What you will do. Write the listing below out again exactly, dropping the images.

Dataset excerpt.

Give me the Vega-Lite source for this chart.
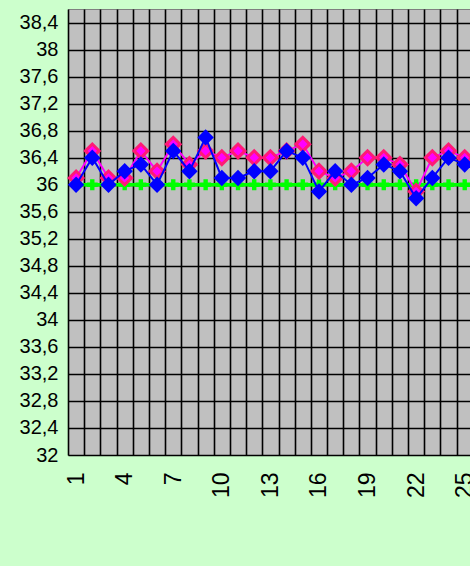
{
  "$schema": "https://vega.github.io/schema/vega-lite/v6.json",
  "width": 402,
  "height": 446,
  "autosize": {"type": "none"},
  "padding": {"left": 68, "top": 9, "right": 0, "bottom": 111},
  "background": "#CCFFCC",
  "config": {"view": {"fill": "#C0C0C0", "stroke": "#808080", "strokeWidth": 1}},
  "data": {"values": [
    {"day": 1, "s": "p", "v": 36.1}, {"day": 2, "s": "p", "v": 36.5}, {"day": 3, "s": "p", "v": 36.1}, {"day": 4, "s": "p", "v": 36.1}, {"day": 5, "s": "p", "v": 36.5},
    {"day": 6, "s": "p", "v": 36.2}, {"day": 7, "s": "p", "v": 36.6}, {"day": 8, "s": "p", "v": 36.3}, {"day": 9, "s": "p", "v": 36.5}, {"day": 10, "s": "p", "v": 36.4},
    {"day": 11, "s": "p", "v": 36.5}, {"day": 12, "s": "p", "v": 36.4}, {"day": 13, "s": "p", "v": 36.4}, {"day": 14, "s": "p", "v": 36.5}, {"day": 15, "s": "p", "v": 36.6},
    {"day": 16, "s": "p", "v": 36.2}, {"day": 17, "s": "p", "v": 36.1}, {"day": 18, "s": "p", "v": 36.2}, {"day": 19, "s": "p", "v": 36.4}, {"day": 20, "s": "p", "v": 36.4},
    {"day": 21, "s": "p", "v": 36.3}, {"day": 22, "s": "p", "v": 35.9}, {"day": 23, "s": "p", "v": 36.4}, {"day": 24, "s": "p", "v": 36.5}, {"day": 25, "s": "p", "v": 36.4},
    {"day": 1, "s": "b", "v": 36.0}, {"day": 2, "s": "b", "v": 36.4}, {"day": 3, "s": "b", "v": 36.0}, {"day": 4, "s": "b", "v": 36.2}, {"day": 5, "s": "b", "v": 36.3},
    {"day": 6, "s": "b", "v": 36.0}, {"day": 7, "s": "b", "v": 36.5}, {"day": 8, "s": "b", "v": 36.2}, {"day": 9, "s": "b", "v": 36.7}, {"day": 10, "s": "b", "v": 36.1},
    {"day": 11, "s": "b", "v": 36.1}, {"day": 12, "s": "b", "v": 36.2}, {"day": 13, "s": "b", "v": 36.2}, {"day": 14, "s": "b", "v": 36.5}, {"day": 15, "s": "b", "v": 36.4},
    {"day": 16, "s": "b", "v": 35.9}, {"day": 17, "s": "b", "v": 36.2}, {"day": 18, "s": "b", "v": 36.0}, {"day": 19, "s": "b", "v": 36.1}, {"day": 20, "s": "b", "v": 36.3},
    {"day": 21, "s": "b", "v": 36.2}, {"day": 22, "s": "b", "v": 35.8}, {"day": 23, "s": "b", "v": 36.1}, {"day": 24, "s": "b", "v": 36.4}, {"day": 25, "s": "b", "v": 36.3},
    {"day": 1, "s": "g", "v": 36.0}, {"day": 2, "s": "g", "v": 36.0}, {"day": 3, "s": "g", "v": 36.0}, {"day": 4, "s": "g", "v": 36.0}, {"day": 5, "s": "g", "v": 36.0},
    {"day": 6, "s": "g", "v": 36.0}, {"day": 7, "s": "g", "v": 36.0}, {"day": 8, "s": "g", "v": 36.0}, {"day": 9, "s": "g", "v": 36.0}, {"day": 10, "s": "g", "v": 36.0},
    {"day": 11, "s": "g", "v": 36.0}, {"day": 12, "s": "g", "v": 36.0}, {"day": 13, "s": "g", "v": 36.0}, {"day": 14, "s": "g", "v": 36.0}, {"day": 15, "s": "g", "v": 36.0},
    {"day": 16, "s": "g", "v": 36.0}, {"day": 17, "s": "g", "v": 36.0}, {"day": 18, "s": "g", "v": 36.0}, {"day": 19, "s": "g", "v": 36.0}, {"day": 20, "s": "g", "v": 36.0},
    {"day": 21, "s": "g", "v": 36.0}, {"day": 22, "s": "g", "v": 36.0}, {"day": 23, "s": "g", "v": 36.0}, {"day": 24, "s": "g", "v": 36.0}, {"day": 25, "s": "g", "v": 36.0},
    {"day": 26, "s": "g", "v": 36.0}
  ]},
  "encoding": {
    "x": {
      "field": "day", "type": "ordinal",
      "scale": {"range": [0, 421], "paddingInner": 0, "paddingOuter": 0},
      "axis": {
        "title": null, "tickBand": "extent", "grid": true, "gridColor": "#000000", "gridWidth": 1.6,
        "ticks": false, "domain": false, "labelAngle": 270, "labelOverlap": false,
        "labelExpr": "(toNumber(datum.value) - 1) % 3 == 0 ? datum.label : ''",
        "labelFont": "Liberation Sans", "labelFontSize": 23, "labelColor": "#000000", "labelPadding": 17
      }
    },
    "y": {
      "field": "v", "type": "quantitative",
      "scale": {"domain": [32, 38.6], "nice": false, "zero": false},
      "axis": {
        "title": null, "values": [32, 32.4, 32.8, 33.2, 33.6, 34, 34.4, 34.8, 35.2, 35.6, 36, 36.4, 36.8, 37.2, 37.6, 38, 38.4],
        "labelExpr": "replace(format(datum.value, '.1~f'), '.', ',')",
        "grid": true, "gridColor": "#000000", "gridWidth": 1.6, "ticks": false, "domain": false,
        "labelFont": "Liberation Sans", "labelFontSize": 20, "labelColor": "#000000", "labelPadding": 10
      }
    }
  },
  "layer": [
    {"transform": [{"filter": "datum.s == 'g'"}], "mark": {"type": "line", "color": "#00FF00", "strokeWidth": 3.5}},
    {"transform": [{"filter": "datum.s == 'g'"}], "mark": {"type": "point", "shape": "cross", "filled": true, "color": "#00FF00", "size": 120, "opacity": 1}},
    {"transform": [{"filter": "datum.s == 'p'"}], "mark": {"type": "line", "color": "#FF00FF", "strokeWidth": 2}},
    {"transform": [{"filter": "datum.s == 'p'"}], "mark": {"type": "point", "shape": "diamond", "filled": true, "fill": "#FF00FF", "stroke": "#FF1A75", "strokeWidth": 3, "size": 190, "opacity": 1}},
    {"transform": [{"filter": "datum.s == 'b'"}], "mark": {"type": "line", "color": "#0000FF", "strokeWidth": 2}},
    {"transform": [{"filter": "datum.s == 'b'"}], "mark": {"type": "point", "shape": "diamond", "filled": true, "color": "#0000FF", "size": 270, "opacity": 1}}
  ]
}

Exercise solution.
Give me the Vega-Lite source for this chart.
{
  "$schema": "https://vega.github.io/schema/vega-lite/v6.json",
  "width": 402,
  "height": 446,
  "autosize": {"type": "none"},
  "padding": {"left": 68, "top": 9, "right": 0, "bottom": 111},
  "background": "#CCFFCC",
  "config": {"view": {"fill": "#C0C0C0", "stroke": "#808080", "strokeWidth": 1}},
  "data": {"values": [
    {"day": 1, "s": "p", "v": 36.1}, {"day": 2, "s": "p", "v": 36.5}, {"day": 3, "s": "p", "v": 36.1}, {"day": 4, "s": "p", "v": 36.1}, {"day": 5, "s": "p", "v": 36.5},
    {"day": 6, "s": "p", "v": 36.2}, {"day": 7, "s": "p", "v": 36.6}, {"day": 8, "s": "p", "v": 36.3}, {"day": 9, "s": "p", "v": 36.5}, {"day": 10, "s": "p", "v": 36.4},
    {"day": 11, "s": "p", "v": 36.5}, {"day": 12, "s": "p", "v": 36.4}, {"day": 13, "s": "p", "v": 36.4}, {"day": 14, "s": "p", "v": 36.5}, {"day": 15, "s": "p", "v": 36.6},
    {"day": 16, "s": "p", "v": 36.2}, {"day": 17, "s": "p", "v": 36.1}, {"day": 18, "s": "p", "v": 36.2}, {"day": 19, "s": "p", "v": 36.4}, {"day": 20, "s": "p", "v": 36.4},
    {"day": 21, "s": "p", "v": 36.3}, {"day": 22, "s": "p", "v": 35.9}, {"day": 23, "s": "p", "v": 36.4}, {"day": 24, "s": "p", "v": 36.5}, {"day": 25, "s": "p", "v": 36.4},
    {"day": 1, "s": "b", "v": 36.0}, {"day": 2, "s": "b", "v": 36.4}, {"day": 3, "s": "b", "v": 36.0}, {"day": 4, "s": "b", "v": 36.2}, {"day": 5, "s": "b", "v": 36.3},
    {"day": 6, "s": "b", "v": 36.0}, {"day": 7, "s": "b", "v": 36.5}, {"day": 8, "s": "b", "v": 36.2}, {"day": 9, "s": "b", "v": 36.7}, {"day": 10, "s": "b", "v": 36.1},
    {"day": 11, "s": "b", "v": 36.1}, {"day": 12, "s": "b", "v": 36.2}, {"day": 13, "s": "b", "v": 36.2}, {"day": 14, "s": "b", "v": 36.5}, {"day": 15, "s": "b", "v": 36.4},
    {"day": 16, "s": "b", "v": 35.9}, {"day": 17, "s": "b", "v": 36.2}, {"day": 18, "s": "b", "v": 36.0}, {"day": 19, "s": "b", "v": 36.1}, {"day": 20, "s": "b", "v": 36.3},
    {"day": 21, "s": "b", "v": 36.2}, {"day": 22, "s": "b", "v": 35.8}, {"day": 23, "s": "b", "v": 36.1}, {"day": 24, "s": "b", "v": 36.4}, {"day": 25, "s": "b", "v": 36.3},
    {"day": 1, "s": "g", "v": 36.0}, {"day": 2, "s": "g", "v": 36.0}, {"day": 3, "s": "g", "v": 36.0}, {"day": 4, "s": "g", "v": 36.0}, {"day": 5, "s": "g", "v": 36.0},
    {"day": 6, "s": "g", "v": 36.0}, {"day": 7, "s": "g", "v": 36.0}, {"day": 8, "s": "g", "v": 36.0}, {"day": 9, "s": "g", "v": 36.0}, {"day": 10, "s": "g", "v": 36.0},
    {"day": 11, "s": "g", "v": 36.0}, {"day": 12, "s": "g", "v": 36.0}, {"day": 13, "s": "g", "v": 36.0}, {"day": 14, "s": "g", "v": 36.0}, {"day": 15, "s": "g", "v": 36.0},
    {"day": 16, "s": "g", "v": 36.0}, {"day": 17, "s": "g", "v": 36.0}, {"day": 18, "s": "g", "v": 36.0}, {"day": 19, "s": "g", "v": 36.0}, {"day": 20, "s": "g", "v": 36.0},
    {"day": 21, "s": "g", "v": 36.0}, {"day": 22, "s": "g", "v": 36.0}, {"day": 23, "s": "g", "v": 36.0}, {"day": 24, "s": "g", "v": 36.0}, {"day": 25, "s": "g", "v": 36.0},
    {"day": 26, "s": "g", "v": 36.0}
  ]},
  "encoding": {
    "x": {
      "field": "day", "type": "ordinal",
      "scale": {"range": [0, 421], "paddingInner": 0, "paddingOuter": 0},
      "axis": {
        "title": null, "tickBand": "extent", "grid": true, "gridColor": "#000000", "gridWidth": 1.6,
        "ticks": false, "domain": false, "labelAngle": 270, "labelOverlap": false,
        "labelExpr": "(toNumber(datum.value) - 1) % 3 == 0 ? datum.label : ''",
        "labelFont": "Liberation Sans", "labelFontSize": 23, "labelColor": "#000000", "labelPadding": 17
      }
    },
    "y": {
      "field": "v", "type": "quantitative",
      "scale": {"domain": [32, 38.6], "nice": false, "zero": false},
      "axis": {
        "title": null, "values": [32, 32.4, 32.8, 33.2, 33.6, 34, 34.4, 34.8, 35.2, 35.6, 36, 36.4, 36.8, 37.2, 37.6, 38, 38.4],
        "labelExpr": "replace(format(datum.value, '.1~f'), '.', ',')",
        "grid": true, "gridColor": "#000000", "gridWidth": 1.6, "ticks": false, "domain": false,
        "labelFont": "Liberation Sans", "labelFontSize": 20, "labelColor": "#000000", "labelPadding": 10
      }
    }
  },
  "layer": [
    {"transform": [{"filter": "datum.s == 'g'"}], "mark": {"type": "line", "color": "#00FF00", "strokeWidth": 3.5}},
    {"transform": [{"filter": "datum.s == 'g'"}], "mark": {"type": "point", "shape": "cross", "filled": true, "color": "#00FF00", "size": 120, "opacity": 1}},
    {"transform": [{"filter": "datum.s == 'p'"}], "mark": {"type": "line", "color": "#FF00FF", "strokeWidth": 2}},
    {"transform": [{"filter": "datum.s == 'p'"}], "mark": {"type": "point", "shape": "diamond", "filled": true, "fill": "#FF00FF", "stroke": "#FF1A75", "strokeWidth": 3, "size": 190, "opacity": 1}},
    {"transform": [{"filter": "datum.s == 'b'"}], "mark": {"type": "line", "color": "#0000FF", "strokeWidth": 2}},
    {"transform": [{"filter": "datum.s == 'b'"}], "mark": {"type": "point", "shape": "diamond", "filled": true, "color": "#0000FF", "size": 270, "opacity": 1}}
  ]
}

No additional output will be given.